> **Aim of the exercise**: Write the material out again in full, word for word. Do not include the pictures.

+++ Records for the exercise +++

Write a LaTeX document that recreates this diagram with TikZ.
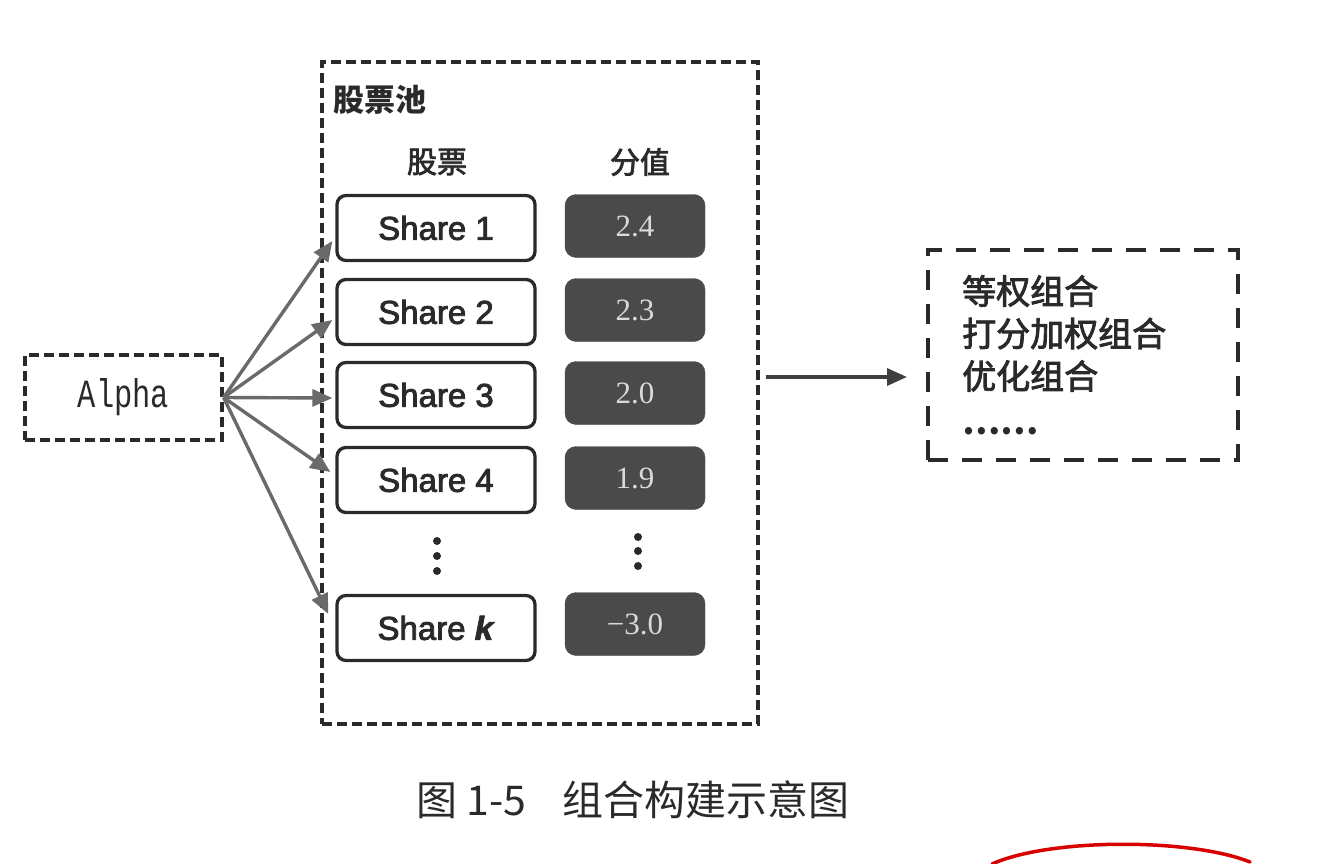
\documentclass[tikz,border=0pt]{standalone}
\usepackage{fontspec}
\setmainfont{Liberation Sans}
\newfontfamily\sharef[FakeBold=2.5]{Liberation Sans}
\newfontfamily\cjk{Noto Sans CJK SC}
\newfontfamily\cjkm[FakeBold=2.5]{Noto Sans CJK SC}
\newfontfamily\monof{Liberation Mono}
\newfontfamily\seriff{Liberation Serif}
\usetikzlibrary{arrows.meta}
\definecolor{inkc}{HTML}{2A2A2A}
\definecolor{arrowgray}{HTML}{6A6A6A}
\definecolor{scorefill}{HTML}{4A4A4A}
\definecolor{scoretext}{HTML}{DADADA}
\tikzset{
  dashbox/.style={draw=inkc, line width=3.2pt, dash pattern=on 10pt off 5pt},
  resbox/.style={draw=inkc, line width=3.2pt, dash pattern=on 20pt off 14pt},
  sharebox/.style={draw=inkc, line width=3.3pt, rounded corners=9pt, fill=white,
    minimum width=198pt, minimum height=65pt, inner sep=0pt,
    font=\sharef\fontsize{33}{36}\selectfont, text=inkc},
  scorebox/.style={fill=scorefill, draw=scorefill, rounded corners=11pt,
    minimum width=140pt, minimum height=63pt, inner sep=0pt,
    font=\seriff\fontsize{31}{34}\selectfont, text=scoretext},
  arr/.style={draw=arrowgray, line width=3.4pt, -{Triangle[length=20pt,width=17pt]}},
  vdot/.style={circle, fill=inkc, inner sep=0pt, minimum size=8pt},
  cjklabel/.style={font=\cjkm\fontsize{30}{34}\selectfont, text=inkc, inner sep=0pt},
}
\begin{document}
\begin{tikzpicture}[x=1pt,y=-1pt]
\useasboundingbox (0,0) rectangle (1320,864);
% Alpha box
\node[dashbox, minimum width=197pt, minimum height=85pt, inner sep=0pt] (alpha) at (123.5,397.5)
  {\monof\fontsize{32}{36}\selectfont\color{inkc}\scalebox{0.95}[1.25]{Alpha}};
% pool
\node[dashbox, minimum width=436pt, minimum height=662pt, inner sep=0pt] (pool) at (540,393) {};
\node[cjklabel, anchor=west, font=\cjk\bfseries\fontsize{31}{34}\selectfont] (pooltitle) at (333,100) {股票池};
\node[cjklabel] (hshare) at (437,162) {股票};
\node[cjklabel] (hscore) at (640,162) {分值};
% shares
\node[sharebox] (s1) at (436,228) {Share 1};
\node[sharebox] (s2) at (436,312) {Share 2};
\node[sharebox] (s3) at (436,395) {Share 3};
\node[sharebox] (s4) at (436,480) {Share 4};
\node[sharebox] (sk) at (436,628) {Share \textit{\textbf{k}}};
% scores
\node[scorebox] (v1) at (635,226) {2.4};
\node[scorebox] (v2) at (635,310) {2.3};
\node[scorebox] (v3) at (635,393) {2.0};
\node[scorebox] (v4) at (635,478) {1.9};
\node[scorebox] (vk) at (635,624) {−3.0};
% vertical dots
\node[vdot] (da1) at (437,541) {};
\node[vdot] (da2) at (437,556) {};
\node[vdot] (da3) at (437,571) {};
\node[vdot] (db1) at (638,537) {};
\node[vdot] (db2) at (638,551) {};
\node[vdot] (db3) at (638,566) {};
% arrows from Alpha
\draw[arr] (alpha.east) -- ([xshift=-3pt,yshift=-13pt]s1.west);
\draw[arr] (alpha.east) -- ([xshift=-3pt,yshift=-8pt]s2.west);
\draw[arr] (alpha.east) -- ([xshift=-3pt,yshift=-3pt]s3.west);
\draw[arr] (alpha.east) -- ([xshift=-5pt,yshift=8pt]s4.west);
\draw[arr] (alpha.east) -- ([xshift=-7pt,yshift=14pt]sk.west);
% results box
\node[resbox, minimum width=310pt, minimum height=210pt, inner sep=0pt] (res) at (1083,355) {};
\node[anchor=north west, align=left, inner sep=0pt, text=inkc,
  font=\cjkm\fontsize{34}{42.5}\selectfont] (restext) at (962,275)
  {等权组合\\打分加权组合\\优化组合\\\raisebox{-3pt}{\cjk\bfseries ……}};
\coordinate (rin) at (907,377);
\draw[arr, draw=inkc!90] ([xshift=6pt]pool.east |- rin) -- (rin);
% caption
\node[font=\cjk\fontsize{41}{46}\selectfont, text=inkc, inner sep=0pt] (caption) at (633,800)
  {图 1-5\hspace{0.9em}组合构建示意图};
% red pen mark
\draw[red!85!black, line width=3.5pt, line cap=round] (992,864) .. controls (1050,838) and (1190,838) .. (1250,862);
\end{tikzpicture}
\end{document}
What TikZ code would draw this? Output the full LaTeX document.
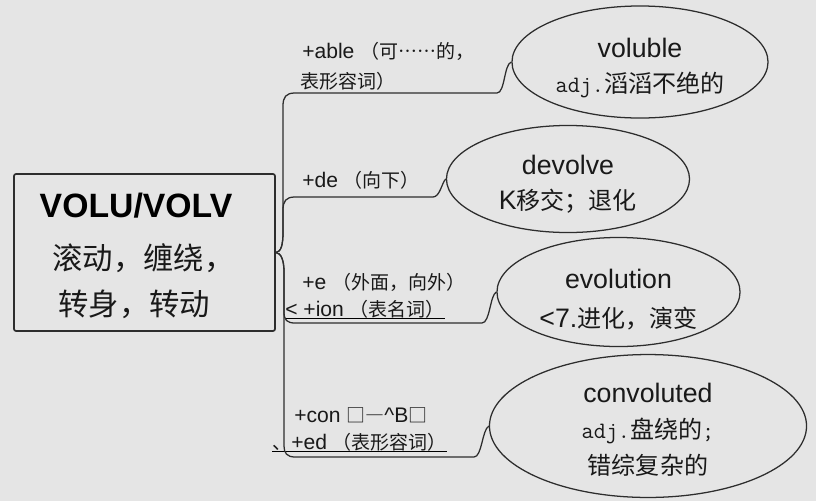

+++

> **Answer to this exercise**:
Write a LaTeX document that recreates this diagram with TikZ.
\documentclass[tikz,border=0pt]{standalone}
\usepackage{fontspec}
\setmainfont{Liberation Sans}
\newfontfamily\sharef[FakeBold=2.5]{Liberation Sans}
\newfontfamily\cjk{Noto Sans CJK SC}
\newfontfamily\cjkm[FakeBold=2.5]{Noto Sans CJK SC}
\newfontfamily\monof{Liberation Mono}
\newfontfamily\seriff{Liberation Serif}
\usetikzlibrary{arrows.meta}
\definecolor{inkc}{HTML}{2A2A2A}
\definecolor{arrowgray}{HTML}{6A6A6A}
\definecolor{scorefill}{HTML}{4A4A4A}
\definecolor{scoretext}{HTML}{DADADA}
\tikzset{
  dashbox/.style={draw=inkc, line width=3.2pt, dash pattern=on 10pt off 5pt},
  resbox/.style={draw=inkc, line width=3.2pt, dash pattern=on 20pt off 14pt},
  sharebox/.style={draw=inkc, line width=3.3pt, rounded corners=9pt, fill=white,
    minimum width=198pt, minimum height=65pt, inner sep=0pt,
    font=\sharef\fontsize{33}{36}\selectfont, text=inkc},
  scorebox/.style={fill=scorefill, draw=scorefill, rounded corners=11pt,
    minimum width=140pt, minimum height=63pt, inner sep=0pt,
    font=\seriff\fontsize{31}{34}\selectfont, text=scoretext},
  arr/.style={draw=arrowgray, line width=3.4pt, -{Triangle[length=20pt,width=17pt]}},
  vdot/.style={circle, fill=inkc, inner sep=0pt, minimum size=8pt},
  cjklabel/.style={font=\cjkm\fontsize{30}{34}\selectfont, text=inkc, inner sep=0pt},
}
\begin{document}
\begin{tikzpicture}[x=1pt,y=-1pt]
\useasboundingbox (0,0) rectangle (1320,864);
% Alpha box
\node[dashbox, minimum width=197pt, minimum height=85pt, inner sep=0pt] (alpha) at (123.5,397.5)
  {\monof\fontsize{32}{36}\selectfont\color{inkc}\scalebox{0.95}[1.25]{Alpha}};
% pool
\node[dashbox, minimum width=436pt, minimum height=662pt, inner sep=0pt] (pool) at (540,393) {};
\node[cjklabel, anchor=west, font=\cjk\bfseries\fontsize{31}{34}\selectfont] (pooltitle) at (333,100) {股票池};
\node[cjklabel] (hshare) at (437,162) {股票};
\node[cjklabel] (hscore) at (640,162) {分值};
% shares
\node[sharebox] (s1) at (436,228) {Share 1};
\node[sharebox] (s2) at (436,312) {Share 2};
\node[sharebox] (s3) at (436,395) {Share 3};
\node[sharebox] (s4) at (436,480) {Share 4};
\node[sharebox] (sk) at (436,628) {Share \textit{\textbf{k}}};
% scores
\node[scorebox] (v1) at (635,226) {2.4};
\node[scorebox] (v2) at (635,310) {2.3};
\node[scorebox] (v3) at (635,393) {2.0};
\node[scorebox] (v4) at (635,478) {1.9};
\node[scorebox] (vk) at (635,624) {−3.0};
% vertical dots
\node[vdot] (da1) at (437,541) {};
\node[vdot] (da2) at (437,556) {};
\node[vdot] (da3) at (437,571) {};
\node[vdot] (db1) at (638,537) {};
\node[vdot] (db2) at (638,551) {};
\node[vdot] (db3) at (638,566) {};
% arrows from Alpha
\draw[arr] (alpha.east) -- ([xshift=-3pt,yshift=-13pt]s1.west);
\draw[arr] (alpha.east) -- ([xshift=-3pt,yshift=-8pt]s2.west);
\draw[arr] (alpha.east) -- ([xshift=-3pt,yshift=-3pt]s3.west);
\draw[arr] (alpha.east) -- ([xshift=-5pt,yshift=8pt]s4.west);
\draw[arr] (alpha.east) -- ([xshift=-7pt,yshift=14pt]sk.west);
% results box
\node[resbox, minimum width=310pt, minimum height=210pt, inner sep=0pt] (res) at (1083,355) {};
\node[anchor=north west, align=left, inner sep=0pt, text=inkc,
  font=\cjkm\fontsize{34}{42.5}\selectfont] (restext) at (962,275)
  {等权组合\\打分加权组合\\优化组合\\\raisebox{-3pt}{\cjk\bfseries ……}};
\coordinate (rin) at (907,377);
\draw[arr, draw=inkc!90] ([xshift=6pt]pool.east |- rin) -- (rin);
% caption
\node[font=\cjk\fontsize{41}{46}\selectfont, text=inkc, inner sep=0pt] (caption) at (633,800)
  {图 1-5\hspace{0.9em}组合构建示意图};
% red pen mark
\draw[red!85!black, line width=3.5pt, line cap=round] (992,864) .. controls (1050,838) and (1190,838) .. (1250,862);
\end{tikzpicture}
\end{document}
What TikZ code would draw this? Output the full LaTeX document.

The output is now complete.